A relevant work placement will motivate you to work hard at school, having seen what exam success could lead to.
What does a placement involve?
The main idea behind work placements is to learn about the world of work in general, and your chosen industry in particular. You will be assigned a mentor or ‘buddy’ who can answer all your questions and make sure that you enjoy your time at the company.
The employer should already have a work plan prepared, so you might sit with someone and watch what they do.
You may be given tasks such as filing and data input, or simply help others by distributing the mail.
During your placement, you should:
- Be professional - make sure you turn up on time every day, follow their dress code and be ready and willing to take on any type of task.
- Maintain enthusiasm - even if some parts of the work are boring, try to be interested! This will go a long way in the eyes of the employer, and remember that there are repetitive elements to all jobs.
- Ask questions - this will show you are keen to know more and learn as much as you can to make the most of your time there. If you are unsure of anything, it's always a good idea to ask someone to check, as you may end up performing a task incorrectly or possbily even injuring someone if you are using equipment or working in a lab. If you fully understand what you are doing, you may be able to impress your employer by coming up with a more efficient alternative!
- Keep a diary - writing down what you learn each day is a great way of focusing on your work, and will help raise any questions you might have. It will also highlight any areas you are interested to learn more about, which you can then ask your supervisor/manager about.
- Write down a list of tasks - this way you can tick each one off and know you're getting through everything you're supposed to by the end of each day. Your list will help you stay organised and give you a sense of achievement, too.
How will my GCSE work experience benefit me?
A work placement offers many benefits, including:
- Learning which skills are needed in the workplace, not just in terms of technical or academic ability, but also personal qualities such as time management, communication, and working as part of a team.
- Finding out a little about a particular industry lets you make an informed decision regarding your future career.
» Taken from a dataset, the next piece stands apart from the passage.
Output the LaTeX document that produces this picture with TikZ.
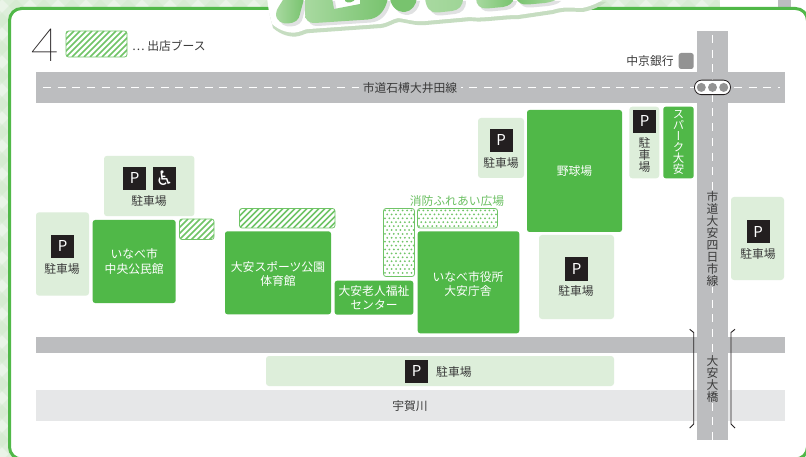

You can read all there is about a particular industry, but it’s no substitution for practical work experience.
- Getting a placement relevant to your potential career path, or an area in which you are interested, adds value to your time away from school, and can provide the motivation to succeed in exams.
- The chance of being offered a job with your employer in the future, once they’ve seen how well you work, and how you get along with others.
- A period of work experience looks great on your CV, and whatever you choose to do after GCSEs, it shows that you’ve acquired some workplace skills.
- A great reference from the company also boosts your chances of being accepted onto another course of study, or into a paid job.
A successful period of work experience within a supportive company is time well spent, and proves that you have what it takes to see things through.
As well as looking good on your CV, it helps you to develop life skills that you can rely on in the future.
After your placement
Before you leave on your last day, ask some of the people you have worked with for their contact details. These could be valuable later on if you need a reference or are looking for a job.
Send them a brief thank you email as a courtesy after you have left, and let them know that you would like to take up another opportunity with them in the future.
Take some time to think about what you did and didn't enjoy during your placement. Even if you didn't like it overall, consider the positives, e.g. did you enjoy talking to customers? or working with a particular computer programme?
This will help you pinpoint what you might want to do in the future as a career, and identify the type of work you would like to do another placement in.